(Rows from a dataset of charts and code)
..............................
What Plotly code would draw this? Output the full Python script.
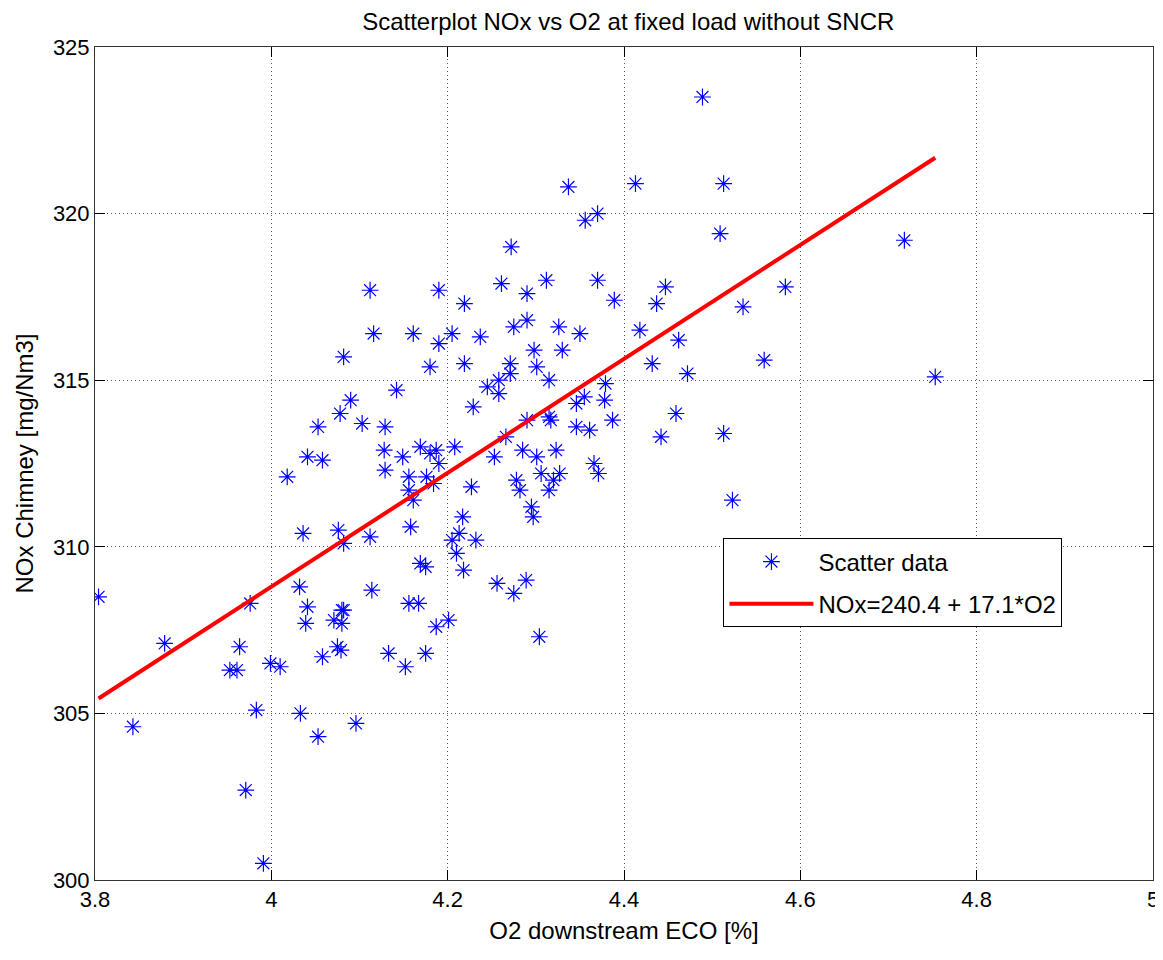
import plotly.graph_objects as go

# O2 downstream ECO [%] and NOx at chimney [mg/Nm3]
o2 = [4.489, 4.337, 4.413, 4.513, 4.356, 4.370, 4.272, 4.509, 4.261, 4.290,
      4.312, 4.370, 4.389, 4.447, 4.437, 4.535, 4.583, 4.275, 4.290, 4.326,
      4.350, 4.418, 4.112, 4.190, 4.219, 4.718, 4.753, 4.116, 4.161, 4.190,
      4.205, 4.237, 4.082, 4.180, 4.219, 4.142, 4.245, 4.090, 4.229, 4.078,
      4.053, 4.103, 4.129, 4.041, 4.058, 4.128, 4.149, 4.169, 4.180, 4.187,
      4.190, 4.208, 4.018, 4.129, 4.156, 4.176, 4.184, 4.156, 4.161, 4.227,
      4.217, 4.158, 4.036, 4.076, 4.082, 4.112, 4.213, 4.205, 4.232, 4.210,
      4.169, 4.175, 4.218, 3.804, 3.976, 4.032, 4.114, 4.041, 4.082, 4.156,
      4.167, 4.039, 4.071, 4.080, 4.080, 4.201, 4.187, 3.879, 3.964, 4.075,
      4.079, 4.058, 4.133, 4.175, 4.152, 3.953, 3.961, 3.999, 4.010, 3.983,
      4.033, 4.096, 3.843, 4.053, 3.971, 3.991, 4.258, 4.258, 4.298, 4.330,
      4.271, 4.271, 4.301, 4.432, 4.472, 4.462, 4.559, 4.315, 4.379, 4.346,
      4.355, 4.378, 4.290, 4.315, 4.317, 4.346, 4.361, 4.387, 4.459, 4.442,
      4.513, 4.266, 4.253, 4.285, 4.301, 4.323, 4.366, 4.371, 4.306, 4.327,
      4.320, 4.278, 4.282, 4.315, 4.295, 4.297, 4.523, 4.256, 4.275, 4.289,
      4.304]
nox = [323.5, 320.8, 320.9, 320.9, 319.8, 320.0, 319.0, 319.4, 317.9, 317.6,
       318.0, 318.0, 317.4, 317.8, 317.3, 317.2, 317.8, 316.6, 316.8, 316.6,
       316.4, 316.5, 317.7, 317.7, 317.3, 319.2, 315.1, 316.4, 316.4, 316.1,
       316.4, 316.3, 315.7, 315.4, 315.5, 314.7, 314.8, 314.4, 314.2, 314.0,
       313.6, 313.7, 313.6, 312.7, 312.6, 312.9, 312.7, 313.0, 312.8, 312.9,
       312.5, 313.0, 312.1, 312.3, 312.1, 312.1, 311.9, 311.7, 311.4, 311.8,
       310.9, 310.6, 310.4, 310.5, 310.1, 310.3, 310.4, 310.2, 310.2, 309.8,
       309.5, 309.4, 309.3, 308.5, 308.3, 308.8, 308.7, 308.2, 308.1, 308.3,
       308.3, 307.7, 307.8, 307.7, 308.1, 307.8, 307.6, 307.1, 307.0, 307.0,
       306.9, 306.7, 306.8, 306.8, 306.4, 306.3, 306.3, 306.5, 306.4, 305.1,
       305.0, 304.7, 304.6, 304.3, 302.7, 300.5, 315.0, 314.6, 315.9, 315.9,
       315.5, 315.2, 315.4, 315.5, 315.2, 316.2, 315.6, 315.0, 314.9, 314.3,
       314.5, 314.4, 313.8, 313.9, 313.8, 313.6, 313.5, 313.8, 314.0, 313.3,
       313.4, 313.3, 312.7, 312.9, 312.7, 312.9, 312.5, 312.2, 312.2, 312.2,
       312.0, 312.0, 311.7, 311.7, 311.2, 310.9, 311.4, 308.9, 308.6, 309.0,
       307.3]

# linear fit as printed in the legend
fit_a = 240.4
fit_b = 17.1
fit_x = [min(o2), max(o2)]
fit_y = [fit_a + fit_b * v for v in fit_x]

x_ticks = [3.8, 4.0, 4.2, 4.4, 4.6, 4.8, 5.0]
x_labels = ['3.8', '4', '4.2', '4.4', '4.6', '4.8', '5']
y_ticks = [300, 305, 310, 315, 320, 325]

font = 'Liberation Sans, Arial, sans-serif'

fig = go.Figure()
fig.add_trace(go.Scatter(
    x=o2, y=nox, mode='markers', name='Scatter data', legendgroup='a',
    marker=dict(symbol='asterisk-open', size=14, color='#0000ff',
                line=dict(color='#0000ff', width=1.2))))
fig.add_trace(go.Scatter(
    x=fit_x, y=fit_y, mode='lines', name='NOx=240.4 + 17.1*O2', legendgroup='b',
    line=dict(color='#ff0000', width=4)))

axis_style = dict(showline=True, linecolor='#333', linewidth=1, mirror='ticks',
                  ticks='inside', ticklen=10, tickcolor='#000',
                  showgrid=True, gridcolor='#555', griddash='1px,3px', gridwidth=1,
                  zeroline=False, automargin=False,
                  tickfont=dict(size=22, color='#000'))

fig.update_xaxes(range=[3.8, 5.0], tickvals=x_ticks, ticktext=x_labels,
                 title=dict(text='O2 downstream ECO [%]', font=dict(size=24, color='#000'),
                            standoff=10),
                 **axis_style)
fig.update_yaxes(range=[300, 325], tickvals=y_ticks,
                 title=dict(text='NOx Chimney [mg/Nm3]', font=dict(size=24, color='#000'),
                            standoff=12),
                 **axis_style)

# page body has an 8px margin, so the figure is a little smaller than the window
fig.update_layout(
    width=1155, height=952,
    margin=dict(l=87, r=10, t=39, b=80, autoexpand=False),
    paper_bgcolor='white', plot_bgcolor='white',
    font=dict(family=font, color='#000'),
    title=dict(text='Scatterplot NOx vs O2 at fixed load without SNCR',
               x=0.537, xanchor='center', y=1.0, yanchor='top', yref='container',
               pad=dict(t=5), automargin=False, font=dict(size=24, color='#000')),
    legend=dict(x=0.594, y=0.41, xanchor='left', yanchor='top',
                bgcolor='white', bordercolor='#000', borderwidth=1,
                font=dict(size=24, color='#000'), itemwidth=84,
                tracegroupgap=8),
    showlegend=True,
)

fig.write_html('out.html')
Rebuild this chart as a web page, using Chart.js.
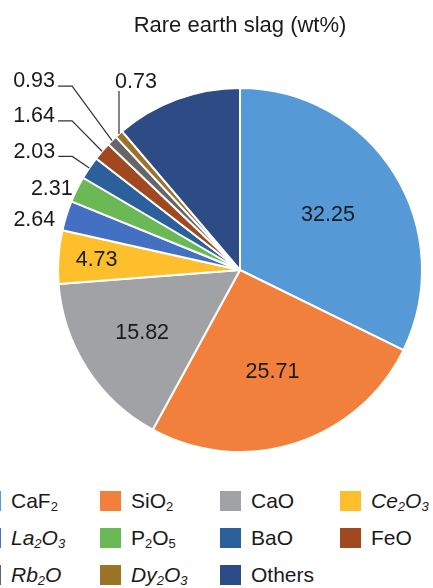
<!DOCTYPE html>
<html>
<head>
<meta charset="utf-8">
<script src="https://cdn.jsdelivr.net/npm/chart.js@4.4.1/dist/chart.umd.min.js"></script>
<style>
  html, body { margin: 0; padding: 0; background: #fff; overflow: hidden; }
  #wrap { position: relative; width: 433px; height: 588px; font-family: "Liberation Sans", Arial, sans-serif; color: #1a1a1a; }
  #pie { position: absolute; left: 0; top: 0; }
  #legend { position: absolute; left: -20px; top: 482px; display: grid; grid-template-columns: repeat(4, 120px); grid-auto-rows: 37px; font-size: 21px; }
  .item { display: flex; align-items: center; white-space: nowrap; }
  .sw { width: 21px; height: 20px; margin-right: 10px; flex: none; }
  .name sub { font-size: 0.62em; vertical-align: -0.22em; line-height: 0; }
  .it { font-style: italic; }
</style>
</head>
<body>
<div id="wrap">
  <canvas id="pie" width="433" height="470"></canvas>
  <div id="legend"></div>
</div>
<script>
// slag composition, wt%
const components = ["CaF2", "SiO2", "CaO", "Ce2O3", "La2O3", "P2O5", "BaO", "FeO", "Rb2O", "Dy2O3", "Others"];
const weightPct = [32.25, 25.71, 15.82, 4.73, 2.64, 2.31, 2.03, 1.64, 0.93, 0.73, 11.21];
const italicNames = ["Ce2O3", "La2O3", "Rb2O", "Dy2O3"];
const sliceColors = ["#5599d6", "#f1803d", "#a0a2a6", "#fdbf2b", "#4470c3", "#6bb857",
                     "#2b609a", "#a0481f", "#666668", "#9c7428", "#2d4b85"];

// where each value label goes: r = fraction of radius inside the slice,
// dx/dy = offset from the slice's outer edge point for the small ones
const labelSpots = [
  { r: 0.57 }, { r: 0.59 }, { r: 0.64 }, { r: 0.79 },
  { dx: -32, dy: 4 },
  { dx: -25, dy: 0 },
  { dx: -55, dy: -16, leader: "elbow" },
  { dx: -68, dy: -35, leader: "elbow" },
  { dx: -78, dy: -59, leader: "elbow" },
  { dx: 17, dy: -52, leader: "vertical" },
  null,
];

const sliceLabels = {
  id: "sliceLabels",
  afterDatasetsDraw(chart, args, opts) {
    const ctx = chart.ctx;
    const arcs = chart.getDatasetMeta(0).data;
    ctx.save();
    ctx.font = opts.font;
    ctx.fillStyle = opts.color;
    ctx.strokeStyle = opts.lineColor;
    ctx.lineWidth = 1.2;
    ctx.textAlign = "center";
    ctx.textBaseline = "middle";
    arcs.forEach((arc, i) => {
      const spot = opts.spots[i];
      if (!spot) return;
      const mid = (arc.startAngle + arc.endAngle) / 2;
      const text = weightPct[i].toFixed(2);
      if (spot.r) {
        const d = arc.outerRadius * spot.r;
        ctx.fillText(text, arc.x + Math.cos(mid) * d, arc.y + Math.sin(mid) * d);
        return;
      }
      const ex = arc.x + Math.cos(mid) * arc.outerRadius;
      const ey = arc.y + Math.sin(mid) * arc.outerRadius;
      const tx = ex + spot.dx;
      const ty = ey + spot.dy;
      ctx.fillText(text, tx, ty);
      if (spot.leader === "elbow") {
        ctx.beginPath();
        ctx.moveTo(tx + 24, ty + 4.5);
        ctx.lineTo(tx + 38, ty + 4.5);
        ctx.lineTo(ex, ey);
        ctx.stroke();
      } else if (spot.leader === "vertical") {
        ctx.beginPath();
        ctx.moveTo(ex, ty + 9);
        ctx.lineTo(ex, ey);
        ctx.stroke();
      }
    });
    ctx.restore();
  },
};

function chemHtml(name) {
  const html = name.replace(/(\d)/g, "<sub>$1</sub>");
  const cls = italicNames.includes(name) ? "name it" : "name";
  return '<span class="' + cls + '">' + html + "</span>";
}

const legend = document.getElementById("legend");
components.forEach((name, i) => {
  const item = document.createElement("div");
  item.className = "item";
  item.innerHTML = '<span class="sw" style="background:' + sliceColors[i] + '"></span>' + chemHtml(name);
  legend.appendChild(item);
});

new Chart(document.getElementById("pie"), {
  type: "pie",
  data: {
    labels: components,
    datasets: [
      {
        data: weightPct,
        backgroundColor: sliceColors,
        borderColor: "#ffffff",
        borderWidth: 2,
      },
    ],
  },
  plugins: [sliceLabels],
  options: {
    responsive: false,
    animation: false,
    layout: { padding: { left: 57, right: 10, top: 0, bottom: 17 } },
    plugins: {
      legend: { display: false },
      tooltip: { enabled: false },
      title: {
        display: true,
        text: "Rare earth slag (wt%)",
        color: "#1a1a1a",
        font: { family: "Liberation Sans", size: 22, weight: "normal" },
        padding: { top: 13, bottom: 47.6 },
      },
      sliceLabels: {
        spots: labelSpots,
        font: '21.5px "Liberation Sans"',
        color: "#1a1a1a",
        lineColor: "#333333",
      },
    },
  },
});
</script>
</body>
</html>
..............................
### [What you are asked to do]
Every line from the top of the entries through the line that holds "import plotly.graph_objects as go" is to be quoted exactly, please, and nothing else; omit the pictures.

### [Worked solution]
What Plotly code would draw this? Output the full Python script.
import plotly.graph_objects as go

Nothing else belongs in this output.